◆ Information provided:
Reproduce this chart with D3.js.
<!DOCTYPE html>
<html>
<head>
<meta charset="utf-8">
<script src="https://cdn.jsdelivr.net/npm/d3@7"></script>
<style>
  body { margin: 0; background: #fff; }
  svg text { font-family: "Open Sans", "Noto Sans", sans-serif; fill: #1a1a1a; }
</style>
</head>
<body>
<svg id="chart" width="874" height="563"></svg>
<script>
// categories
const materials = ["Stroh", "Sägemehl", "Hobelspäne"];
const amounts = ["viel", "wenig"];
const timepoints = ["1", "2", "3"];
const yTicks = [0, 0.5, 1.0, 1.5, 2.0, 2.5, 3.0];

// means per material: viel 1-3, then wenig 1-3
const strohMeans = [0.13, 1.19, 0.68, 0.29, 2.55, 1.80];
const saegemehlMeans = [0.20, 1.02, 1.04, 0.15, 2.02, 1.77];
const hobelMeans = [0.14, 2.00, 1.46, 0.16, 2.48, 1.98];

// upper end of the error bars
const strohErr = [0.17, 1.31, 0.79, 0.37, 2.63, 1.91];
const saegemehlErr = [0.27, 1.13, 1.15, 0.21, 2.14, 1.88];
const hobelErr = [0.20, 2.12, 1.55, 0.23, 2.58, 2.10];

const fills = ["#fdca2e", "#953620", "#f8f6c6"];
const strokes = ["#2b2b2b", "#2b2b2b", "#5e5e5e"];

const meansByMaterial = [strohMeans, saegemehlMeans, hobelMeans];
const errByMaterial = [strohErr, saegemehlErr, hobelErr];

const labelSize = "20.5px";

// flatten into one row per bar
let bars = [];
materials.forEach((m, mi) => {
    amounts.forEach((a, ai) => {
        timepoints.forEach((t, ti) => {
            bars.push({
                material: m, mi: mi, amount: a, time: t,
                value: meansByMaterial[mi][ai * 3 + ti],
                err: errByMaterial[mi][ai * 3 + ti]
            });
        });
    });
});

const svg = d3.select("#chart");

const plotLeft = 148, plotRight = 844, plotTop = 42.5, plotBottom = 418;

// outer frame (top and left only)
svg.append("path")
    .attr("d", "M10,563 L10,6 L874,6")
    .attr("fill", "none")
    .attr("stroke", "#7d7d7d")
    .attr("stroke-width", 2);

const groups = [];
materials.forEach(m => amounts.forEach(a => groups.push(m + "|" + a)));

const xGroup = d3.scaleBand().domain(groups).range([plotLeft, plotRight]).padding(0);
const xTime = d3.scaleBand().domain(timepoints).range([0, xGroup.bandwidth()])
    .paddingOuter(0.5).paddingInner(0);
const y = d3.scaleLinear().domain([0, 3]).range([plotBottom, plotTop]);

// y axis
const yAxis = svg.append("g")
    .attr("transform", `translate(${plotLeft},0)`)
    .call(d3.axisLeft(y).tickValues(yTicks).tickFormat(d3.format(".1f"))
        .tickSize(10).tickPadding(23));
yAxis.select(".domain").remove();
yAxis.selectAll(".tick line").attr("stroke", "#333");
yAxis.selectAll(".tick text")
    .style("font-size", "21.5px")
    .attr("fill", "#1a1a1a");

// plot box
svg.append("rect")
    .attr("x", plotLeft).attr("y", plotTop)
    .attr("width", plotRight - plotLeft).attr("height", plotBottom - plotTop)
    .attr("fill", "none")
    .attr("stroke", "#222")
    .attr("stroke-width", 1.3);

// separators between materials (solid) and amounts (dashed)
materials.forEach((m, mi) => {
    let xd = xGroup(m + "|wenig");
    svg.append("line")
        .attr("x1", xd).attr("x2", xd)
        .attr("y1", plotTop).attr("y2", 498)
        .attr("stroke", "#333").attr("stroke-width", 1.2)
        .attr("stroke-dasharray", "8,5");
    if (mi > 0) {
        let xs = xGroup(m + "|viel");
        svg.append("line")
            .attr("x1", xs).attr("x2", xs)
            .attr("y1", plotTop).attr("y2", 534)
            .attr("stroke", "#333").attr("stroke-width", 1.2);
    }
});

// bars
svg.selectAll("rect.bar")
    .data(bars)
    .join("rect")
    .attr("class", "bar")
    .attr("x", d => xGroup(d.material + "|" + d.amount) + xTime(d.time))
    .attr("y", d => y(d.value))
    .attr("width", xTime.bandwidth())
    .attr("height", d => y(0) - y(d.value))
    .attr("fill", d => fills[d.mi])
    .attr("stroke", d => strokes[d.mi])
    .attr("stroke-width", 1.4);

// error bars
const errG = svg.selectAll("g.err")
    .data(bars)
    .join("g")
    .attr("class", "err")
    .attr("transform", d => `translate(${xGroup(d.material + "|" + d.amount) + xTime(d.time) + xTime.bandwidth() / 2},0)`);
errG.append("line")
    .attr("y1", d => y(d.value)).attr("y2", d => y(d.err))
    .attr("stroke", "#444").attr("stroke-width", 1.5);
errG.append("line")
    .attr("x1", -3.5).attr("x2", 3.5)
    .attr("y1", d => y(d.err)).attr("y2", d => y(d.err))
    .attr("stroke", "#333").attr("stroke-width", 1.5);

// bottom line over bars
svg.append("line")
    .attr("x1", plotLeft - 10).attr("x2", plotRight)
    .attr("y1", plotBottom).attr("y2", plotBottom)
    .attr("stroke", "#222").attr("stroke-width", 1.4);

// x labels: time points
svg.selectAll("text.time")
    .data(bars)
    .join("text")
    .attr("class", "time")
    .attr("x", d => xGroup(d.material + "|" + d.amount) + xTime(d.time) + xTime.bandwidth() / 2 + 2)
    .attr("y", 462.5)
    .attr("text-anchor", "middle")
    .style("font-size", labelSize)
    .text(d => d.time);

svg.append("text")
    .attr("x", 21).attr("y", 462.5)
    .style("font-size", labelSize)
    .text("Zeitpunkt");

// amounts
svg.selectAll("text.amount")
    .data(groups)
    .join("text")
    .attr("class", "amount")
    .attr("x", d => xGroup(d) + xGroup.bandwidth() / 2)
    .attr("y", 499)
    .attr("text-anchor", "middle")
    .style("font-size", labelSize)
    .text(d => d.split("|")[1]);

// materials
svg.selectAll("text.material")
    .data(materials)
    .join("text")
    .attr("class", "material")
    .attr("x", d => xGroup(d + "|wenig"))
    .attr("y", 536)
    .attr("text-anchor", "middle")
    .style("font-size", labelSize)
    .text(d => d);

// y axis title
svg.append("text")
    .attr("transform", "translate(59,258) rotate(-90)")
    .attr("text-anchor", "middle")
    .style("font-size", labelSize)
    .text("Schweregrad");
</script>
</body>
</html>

◆ Task instructions: Return all of the data precisely as it appears.

◆ Expected answer:
Reproduce this chart with D3.js.
<!DOCTYPE html>
<html>
<head>
<meta charset="utf-8">
<script src="https://cdn.jsdelivr.net/npm/d3@7"></script>
<style>
  body { margin: 0; background: #fff; }
  svg text { font-family: "Open Sans", "Noto Sans", sans-serif; fill: #1a1a1a; }
</style>
</head>
<body>
<svg id="chart" width="874" height="563"></svg>
<script>
// categories
const materials = ["Stroh", "Sägemehl", "Hobelspäne"];
const amounts = ["viel", "wenig"];
const timepoints = ["1", "2", "3"];
const yTicks = [0, 0.5, 1.0, 1.5, 2.0, 2.5, 3.0];

// means per material: viel 1-3, then wenig 1-3
const strohMeans = [0.13, 1.19, 0.68, 0.29, 2.55, 1.80];
const saegemehlMeans = [0.20, 1.02, 1.04, 0.15, 2.02, 1.77];
const hobelMeans = [0.14, 2.00, 1.46, 0.16, 2.48, 1.98];

// upper end of the error bars
const strohErr = [0.17, 1.31, 0.79, 0.37, 2.63, 1.91];
const saegemehlErr = [0.27, 1.13, 1.15, 0.21, 2.14, 1.88];
const hobelErr = [0.20, 2.12, 1.55, 0.23, 2.58, 2.10];

const fills = ["#fdca2e", "#953620", "#f8f6c6"];
const strokes = ["#2b2b2b", "#2b2b2b", "#5e5e5e"];

const meansByMaterial = [strohMeans, saegemehlMeans, hobelMeans];
const errByMaterial = [strohErr, saegemehlErr, hobelErr];

const labelSize = "20.5px";

// flatten into one row per bar
let bars = [];
materials.forEach((m, mi) => {
    amounts.forEach((a, ai) => {
        timepoints.forEach((t, ti) => {
            bars.push({
                material: m, mi: mi, amount: a, time: t,
                value: meansByMaterial[mi][ai * 3 + ti],
                err: errByMaterial[mi][ai * 3 + ti]
            });
        });
    });
});

const svg = d3.select("#chart");

const plotLeft = 148, plotRight = 844, plotTop = 42.5, plotBottom = 418;

// outer frame (top and left only)
svg.append("path")
    .attr("d", "M10,563 L10,6 L874,6")
    .attr("fill", "none")
    .attr("stroke", "#7d7d7d")
    .attr("stroke-width", 2);

const groups = [];
materials.forEach(m => amounts.forEach(a => groups.push(m + "|" + a)));

const xGroup = d3.scaleBand().domain(groups).range([plotLeft, plotRight]).padding(0);
const xTime = d3.scaleBand().domain(timepoints).range([0, xGroup.bandwidth()])
    .paddingOuter(0.5).paddingInner(0);
const y = d3.scaleLinear().domain([0, 3]).range([plotBottom, plotTop]);

// y axis
const yAxis = svg.append("g")
    .attr("transform", `translate(${plotLeft},0)`)
    .call(d3.axisLeft(y).tickValues(yTicks).tickFormat(d3.format(".1f"))
        .tickSize(10).tickPadding(23));
yAxis.select(".domain").remove();
yAxis.selectAll(".tick line").attr("stroke", "#333");
yAxis.selectAll(".tick text")
    .style("font-size", "21.5px")
    .attr("fill", "#1a1a1a");

// plot box
svg.append("rect")
    .attr("x", plotLeft).attr("y", plotTop)
    .attr("width", plotRight - plotLeft).attr("height", plotBottom - plotTop)
    .attr("fill", "none")
    .attr("stroke", "#222")
    .attr("stroke-width", 1.3);

// separators between materials (solid) and amounts (dashed)
materials.forEach((m, mi) => {
    let xd = xGroup(m + "|wenig");
    svg.append("line")
        .attr("x1", xd).attr("x2", xd)
        .attr("y1", plotTop).attr("y2", 498)
        .attr("stroke", "#333").attr("stroke-width", 1.2)
        .attr("stroke-dasharray", "8,5");
    if (mi > 0) {
        let xs = xGroup(m + "|viel");
        svg.append("line")
            .attr("x1", xs).attr("x2", xs)
            .attr("y1", plotTop).attr("y2", 534)
            .attr("stroke", "#333").attr("stroke-width", 1.2);
    }
});

// bars
svg.selectAll("rect.bar")
    .data(bars)
    .join("rect")
    .attr("class", "bar")
    .attr("x", d => xGroup(d.material + "|" + d.amount) + xTime(d.time))
    .attr("y", d => y(d.value))
    .attr("width", xTime.bandwidth())
    .attr("height", d => y(0) - y(d.value))
    .attr("fill", d => fills[d.mi])
    .attr("stroke", d => strokes[d.mi])
    .attr("stroke-width", 1.4);

// error bars
const errG = svg.selectAll("g.err")
    .data(bars)
    .join("g")
    .attr("class", "err")
    .attr("transform", d => `translate(${xGroup(d.material + "|" + d.amount) + xTime(d.time) + xTime.bandwidth() / 2},0)`);
errG.append("line")
    .attr("y1", d => y(d.value)).attr("y2", d => y(d.err))
    .attr("stroke", "#444").attr("stroke-width", 1.5);
errG.append("line")
    .attr("x1", -3.5).attr("x2", 3.5)
    .attr("y1", d => y(d.err)).attr("y2", d => y(d.err))
    .attr("stroke", "#333").attr("stroke-width", 1.5);

// bottom line over bars
svg.append("line")
    .attr("x1", plotLeft - 10).attr("x2", plotRight)
    .attr("y1", plotBottom).attr("y2", plotBottom)
    .attr("stroke", "#222").attr("stroke-width", 1.4);

// x labels: time points
svg.selectAll("text.time")
    .data(bars)
    .join("text")
    .attr("class", "time")
    .attr("x", d => xGroup(d.material + "|" + d.amount) + xTime(d.time) + xTime.bandwidth() / 2 + 2)
    .attr("y", 462.5)
    .attr("text-anchor", "middle")
    .style("font-size", labelSize)
    .text(d => d.time);

svg.append("text")
    .attr("x", 21).attr("y", 462.5)
    .style("font-size", labelSize)
    .text("Zeitpunkt");

// amounts
svg.selectAll("text.amount")
    .data(groups)
    .join("text")
    .attr("class", "amount")
    .attr("x", d => xGroup(d) + xGroup.bandwidth() / 2)
    .attr("y", 499)
    .attr("text-anchor", "middle")
    .style("font-size", labelSize)
    .text(d => d.split("|")[1]);

// materials
svg.selectAll("text.material")
    .data(materials)
    .join("text")
    .attr("class", "material")
    .attr("x", d => xGroup(d + "|wenig"))
    .attr("y", 536)
    .attr("text-anchor", "middle")
    .style("font-size", labelSize)
    .text(d => d);

// y axis title
svg.append("text")
    .attr("transform", "translate(59,258) rotate(-90)")
    .attr("text-anchor", "middle")
    .style("font-size", labelSize)
    .text("Schweregrad");
</script>
</body>
</html>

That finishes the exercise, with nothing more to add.